▶ **GIVEN PROBLEM**
Comb the records below for the string "this" and copy each line where it turns up.

▶ **EXTRACTED ENTRIES**

[start]

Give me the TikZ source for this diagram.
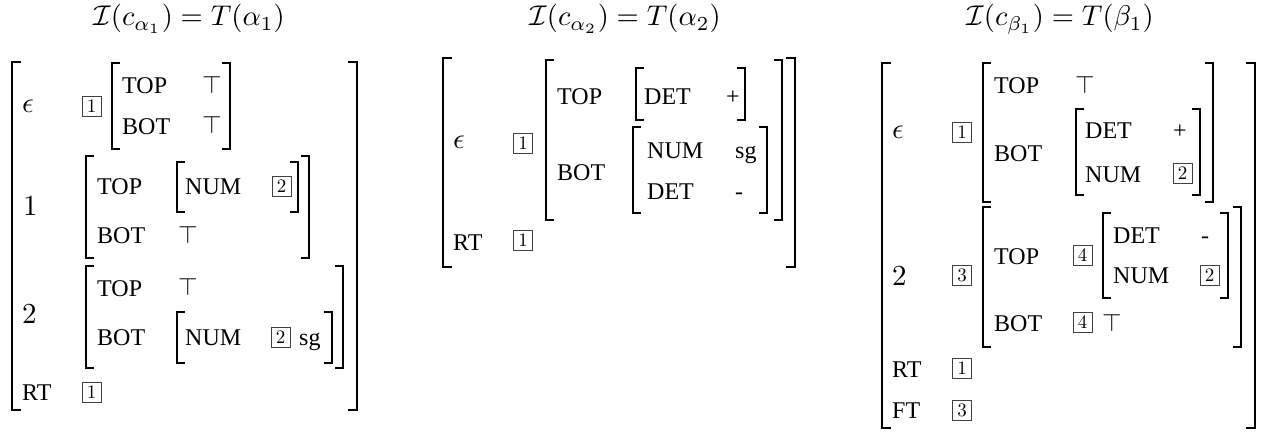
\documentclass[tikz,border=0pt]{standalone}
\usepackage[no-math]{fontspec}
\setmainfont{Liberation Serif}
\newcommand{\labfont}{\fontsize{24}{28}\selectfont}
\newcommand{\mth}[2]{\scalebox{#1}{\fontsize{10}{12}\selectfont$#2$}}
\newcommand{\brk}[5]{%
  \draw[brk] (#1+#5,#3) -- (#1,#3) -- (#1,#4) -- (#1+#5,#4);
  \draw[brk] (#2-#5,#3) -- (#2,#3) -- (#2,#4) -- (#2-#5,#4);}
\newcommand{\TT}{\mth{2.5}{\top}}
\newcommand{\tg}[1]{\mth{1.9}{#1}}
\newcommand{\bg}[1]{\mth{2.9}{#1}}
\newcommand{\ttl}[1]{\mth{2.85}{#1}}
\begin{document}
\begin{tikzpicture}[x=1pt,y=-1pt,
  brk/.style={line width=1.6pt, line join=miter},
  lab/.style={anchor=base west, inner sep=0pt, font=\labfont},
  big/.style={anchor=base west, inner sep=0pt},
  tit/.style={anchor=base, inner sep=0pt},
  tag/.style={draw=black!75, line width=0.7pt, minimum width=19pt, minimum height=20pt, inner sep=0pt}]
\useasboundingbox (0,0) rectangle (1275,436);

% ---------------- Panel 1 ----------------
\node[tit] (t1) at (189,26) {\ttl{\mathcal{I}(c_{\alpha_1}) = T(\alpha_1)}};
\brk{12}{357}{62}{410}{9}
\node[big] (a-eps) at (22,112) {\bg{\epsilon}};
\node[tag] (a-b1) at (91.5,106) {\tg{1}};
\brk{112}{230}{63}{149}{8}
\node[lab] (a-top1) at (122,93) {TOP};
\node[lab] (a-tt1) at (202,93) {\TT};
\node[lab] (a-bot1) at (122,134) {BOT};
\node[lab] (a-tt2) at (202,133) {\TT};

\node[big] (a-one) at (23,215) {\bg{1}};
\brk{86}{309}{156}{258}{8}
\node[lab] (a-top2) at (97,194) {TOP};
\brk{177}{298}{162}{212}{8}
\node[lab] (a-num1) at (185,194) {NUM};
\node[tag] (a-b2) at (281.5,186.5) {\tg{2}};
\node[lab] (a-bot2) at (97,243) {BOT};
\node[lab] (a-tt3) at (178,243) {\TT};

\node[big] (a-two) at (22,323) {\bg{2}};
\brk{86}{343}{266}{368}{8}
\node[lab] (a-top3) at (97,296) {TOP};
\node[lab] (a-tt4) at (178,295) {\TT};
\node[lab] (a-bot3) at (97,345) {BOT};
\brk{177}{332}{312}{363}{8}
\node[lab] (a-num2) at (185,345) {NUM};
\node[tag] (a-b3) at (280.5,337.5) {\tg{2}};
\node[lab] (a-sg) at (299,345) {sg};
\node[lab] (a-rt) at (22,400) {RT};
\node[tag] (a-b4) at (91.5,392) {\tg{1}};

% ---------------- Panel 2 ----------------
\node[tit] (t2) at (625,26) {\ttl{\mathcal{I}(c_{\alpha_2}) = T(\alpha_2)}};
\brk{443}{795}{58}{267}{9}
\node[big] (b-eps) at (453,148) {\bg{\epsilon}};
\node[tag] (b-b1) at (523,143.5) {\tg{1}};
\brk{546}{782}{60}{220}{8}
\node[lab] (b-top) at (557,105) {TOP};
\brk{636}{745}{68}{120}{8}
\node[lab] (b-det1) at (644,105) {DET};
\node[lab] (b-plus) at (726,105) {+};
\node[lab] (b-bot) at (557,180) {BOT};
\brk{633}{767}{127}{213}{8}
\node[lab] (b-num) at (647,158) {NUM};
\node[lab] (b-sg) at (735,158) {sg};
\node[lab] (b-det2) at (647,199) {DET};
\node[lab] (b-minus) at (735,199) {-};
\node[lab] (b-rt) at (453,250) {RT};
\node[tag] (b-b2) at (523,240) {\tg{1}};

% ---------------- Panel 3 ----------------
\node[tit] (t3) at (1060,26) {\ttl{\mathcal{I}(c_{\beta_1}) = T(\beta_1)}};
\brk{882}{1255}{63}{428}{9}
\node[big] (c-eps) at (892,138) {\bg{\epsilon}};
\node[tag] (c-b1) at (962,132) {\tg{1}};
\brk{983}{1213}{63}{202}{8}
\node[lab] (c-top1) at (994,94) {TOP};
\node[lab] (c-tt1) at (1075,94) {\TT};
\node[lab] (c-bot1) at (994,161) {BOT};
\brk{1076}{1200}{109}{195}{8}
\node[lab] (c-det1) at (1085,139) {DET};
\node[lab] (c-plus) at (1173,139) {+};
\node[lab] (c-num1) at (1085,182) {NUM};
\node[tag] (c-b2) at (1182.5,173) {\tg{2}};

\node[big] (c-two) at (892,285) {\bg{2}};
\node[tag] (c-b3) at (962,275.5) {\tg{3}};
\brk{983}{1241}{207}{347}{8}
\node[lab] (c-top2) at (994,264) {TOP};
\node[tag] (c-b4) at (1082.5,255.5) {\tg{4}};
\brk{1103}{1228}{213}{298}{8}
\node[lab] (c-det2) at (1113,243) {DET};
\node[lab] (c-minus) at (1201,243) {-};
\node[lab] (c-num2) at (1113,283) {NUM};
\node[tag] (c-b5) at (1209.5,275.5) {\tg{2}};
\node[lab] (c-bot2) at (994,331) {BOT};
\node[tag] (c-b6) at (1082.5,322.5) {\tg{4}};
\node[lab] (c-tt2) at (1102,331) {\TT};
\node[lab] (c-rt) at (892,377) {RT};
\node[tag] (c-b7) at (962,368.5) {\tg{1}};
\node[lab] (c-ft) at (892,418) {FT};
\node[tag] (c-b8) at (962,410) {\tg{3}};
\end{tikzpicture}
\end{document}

[end]
[start]

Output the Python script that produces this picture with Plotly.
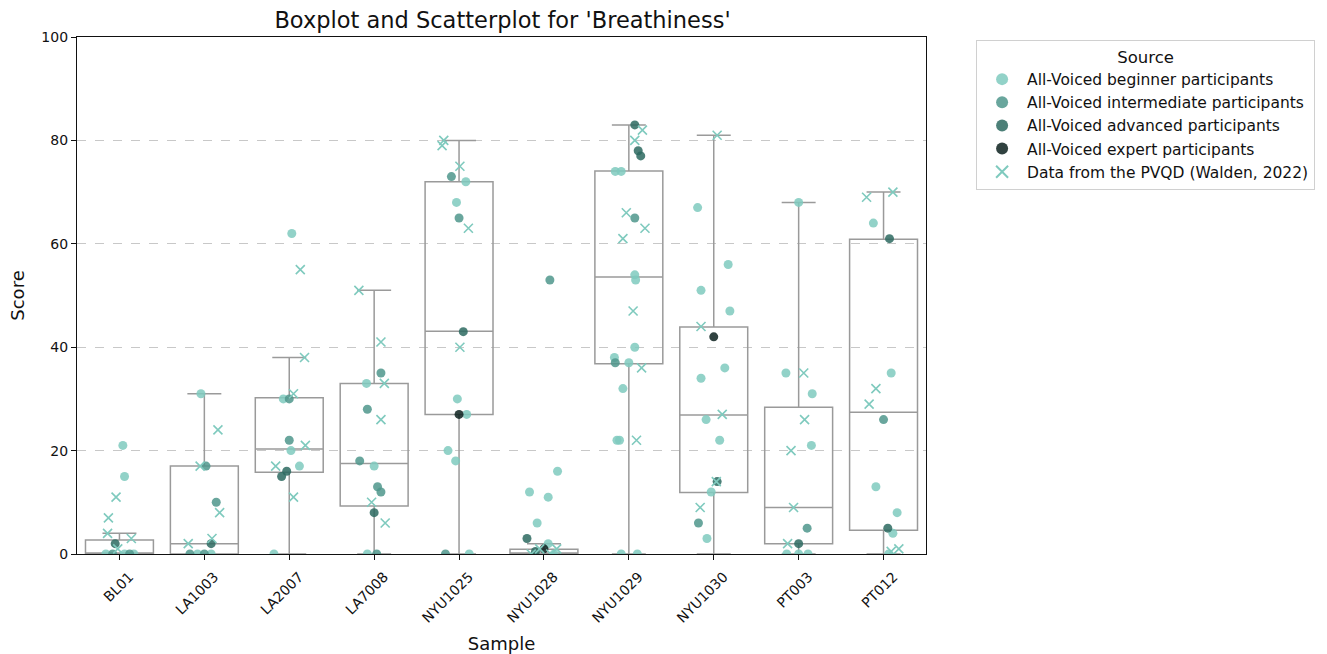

[end]

▶ **ANSWER TO THE TASK**
Give me the TikZ source for this diagram.
Output the Python script that produces this picture with Plotly.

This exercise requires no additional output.